Monday, October 13, 2014

Mapping Marlowe’s Meanderings

We’re now just a month away from the opening of Bouchercon in Long Beach, California. So it seems like the perfect time to offer a little something extra to all of you mystery-fiction lovers who plan to attend that November 13-16 conference: a smartly designed map/guide showing “the neon-lit streets, mobbed-up joints, and seedy rooming houses” of neighboring Los Angeles made famous by author Raymond Chandler and his series private eye, Philip Marlowe.

London-based Herb Lester Associates, which produces a wide range of artful fold-out guides to cities around the world--from San Francisco and Stockholm to New York, Lisbon, Barcelona, Rome, and Melbourne--recently published “The Raymond Chandler Map of Los Angeles.” It was conceived and illustrated, in the style of the classic Dell Mapbacks, by Pasadena artist Paul Rogers, who previously created the handsome cover for The Kept Girl (Esotouric Ink), a 2014 novel by Kim Cooper that features Chandler in a sleuthing role. Cooper, a local tour guide and historian, also penned the text for the back of this new map (which is 16.5 x 23.4 inches in size). As Rogers explains, his plotting of Chandlerian haunts “doesn’t include everything, no map could.
We probably missed one or two important spots, we left off some of the joints that are only memories; drive-ins with gaudy neon and the false fronts behind them, sleazy hamburger joints that could poison a toad. Los Angeles has changed a lot since Chandler’s day, when it was just a big dry sunny place with ugly houses and no style, when people slept on porches, and lots offering at eleven hundred dollars had no takers.

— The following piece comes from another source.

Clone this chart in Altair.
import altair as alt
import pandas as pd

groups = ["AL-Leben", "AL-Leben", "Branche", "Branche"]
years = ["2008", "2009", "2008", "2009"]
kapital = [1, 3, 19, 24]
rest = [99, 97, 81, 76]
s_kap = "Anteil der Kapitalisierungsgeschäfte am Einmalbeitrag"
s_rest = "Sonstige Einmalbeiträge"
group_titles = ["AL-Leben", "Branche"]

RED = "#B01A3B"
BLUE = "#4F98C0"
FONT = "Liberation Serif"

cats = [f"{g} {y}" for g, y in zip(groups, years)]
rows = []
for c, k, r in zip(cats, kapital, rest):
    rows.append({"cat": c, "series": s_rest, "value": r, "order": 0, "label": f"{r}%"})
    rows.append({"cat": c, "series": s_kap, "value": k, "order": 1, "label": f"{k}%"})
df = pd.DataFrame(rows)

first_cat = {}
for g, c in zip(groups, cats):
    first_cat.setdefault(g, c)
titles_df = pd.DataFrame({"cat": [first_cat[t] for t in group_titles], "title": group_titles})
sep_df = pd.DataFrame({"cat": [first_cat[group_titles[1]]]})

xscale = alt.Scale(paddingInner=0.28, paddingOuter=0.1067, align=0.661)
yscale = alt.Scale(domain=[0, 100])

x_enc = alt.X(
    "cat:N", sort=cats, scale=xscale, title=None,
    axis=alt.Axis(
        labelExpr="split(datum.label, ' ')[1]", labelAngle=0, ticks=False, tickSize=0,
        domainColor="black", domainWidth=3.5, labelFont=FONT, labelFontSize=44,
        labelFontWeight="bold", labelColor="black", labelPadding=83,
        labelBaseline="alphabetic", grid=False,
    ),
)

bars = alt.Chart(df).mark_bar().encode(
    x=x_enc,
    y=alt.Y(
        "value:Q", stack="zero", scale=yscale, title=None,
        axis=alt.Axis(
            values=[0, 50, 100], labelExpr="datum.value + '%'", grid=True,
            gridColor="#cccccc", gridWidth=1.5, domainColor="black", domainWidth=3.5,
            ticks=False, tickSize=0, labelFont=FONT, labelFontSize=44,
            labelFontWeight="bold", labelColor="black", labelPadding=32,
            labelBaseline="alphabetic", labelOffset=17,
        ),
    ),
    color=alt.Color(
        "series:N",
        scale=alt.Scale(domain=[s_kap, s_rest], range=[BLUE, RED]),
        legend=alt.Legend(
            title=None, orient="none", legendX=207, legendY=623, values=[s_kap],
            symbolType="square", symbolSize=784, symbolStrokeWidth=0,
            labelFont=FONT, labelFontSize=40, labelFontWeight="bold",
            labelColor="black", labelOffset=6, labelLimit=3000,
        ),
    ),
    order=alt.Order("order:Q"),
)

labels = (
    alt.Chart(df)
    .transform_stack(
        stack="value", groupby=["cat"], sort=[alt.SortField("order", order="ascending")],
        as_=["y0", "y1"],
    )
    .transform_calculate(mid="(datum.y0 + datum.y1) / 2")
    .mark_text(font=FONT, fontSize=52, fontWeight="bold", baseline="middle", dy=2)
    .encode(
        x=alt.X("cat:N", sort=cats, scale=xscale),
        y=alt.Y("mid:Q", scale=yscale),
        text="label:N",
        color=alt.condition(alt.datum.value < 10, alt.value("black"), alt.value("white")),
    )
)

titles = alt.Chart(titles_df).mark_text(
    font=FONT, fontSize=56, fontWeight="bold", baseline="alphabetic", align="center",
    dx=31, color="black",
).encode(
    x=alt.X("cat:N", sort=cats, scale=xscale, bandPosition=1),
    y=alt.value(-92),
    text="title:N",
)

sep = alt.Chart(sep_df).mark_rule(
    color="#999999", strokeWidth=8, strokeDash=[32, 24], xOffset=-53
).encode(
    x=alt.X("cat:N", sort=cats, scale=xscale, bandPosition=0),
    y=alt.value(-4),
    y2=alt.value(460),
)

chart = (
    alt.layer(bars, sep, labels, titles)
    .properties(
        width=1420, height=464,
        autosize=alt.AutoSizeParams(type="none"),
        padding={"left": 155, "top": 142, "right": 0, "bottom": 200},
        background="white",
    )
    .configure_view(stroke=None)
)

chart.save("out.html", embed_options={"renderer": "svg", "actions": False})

But you can still make the drive down Wilshire all the way to the ocean, you can still poke around the alleys and side streets of Hollywood, and the eucalyptus trees still give off a tomcat smell in warm weather. You can’t get a drink at Victor’s any more but Musso’s is still open. Park out back, only tourists and suckers go in the front door.
Cooper’s savvy text covers 50 different sites, from the Sternwood Mansion (familiar from The Big Sleep) and Marlowe’s office at Hollywood and Cahuenga boulevards, to Roger Wade’s Beach House (The Long Goodbye), Florian’s (Farewell, My Lovely), and Orrin Quest’s Rooming House (The Little Sister) in “Bay City”--which was Chandler’s name for Santa Monica. In addition, this map features a list of the assorted residences around L.A. where Marlowe’s creator lived and a timeline of important events in his 70-year life.


Paul Rogers’ art was inspired by the old Dell Mapbacks.

Copies of “The Raymond Chandler Map of Los Angeles” usually go for £4.00 (roughly $6.40 in U.S. dollars) apiece. But now you could win one free of charge. Herb Lister has generously provided four copies to The Rap Sheet as prizes. To enter the drawing for one, all you need do is e-mail your name and postal address to jpwrites@wordcuts.org. And be sure to type “Raymond Chandler Map Contest” in the subject line. Entries will be accepted between now and midnight next Monday, October 20. The four recipients will be chosen completely at random, and their names listed on this page the following day.

Sorry, but this drawing is open only to U.S. residents.

So, if you’re going to miss out on the Bouchercon-related, all-day Raymond Chandler tour of L.A.--scheduled to leave from and return to the convention hotel on Wednesday, November 12--you can still take your own spin around local Chandler/Marlowe landmarks with a copy of Paul Rogers’ map stretched between your paws. Just don’t waste any time in entering this contest; I expect it to be very popular.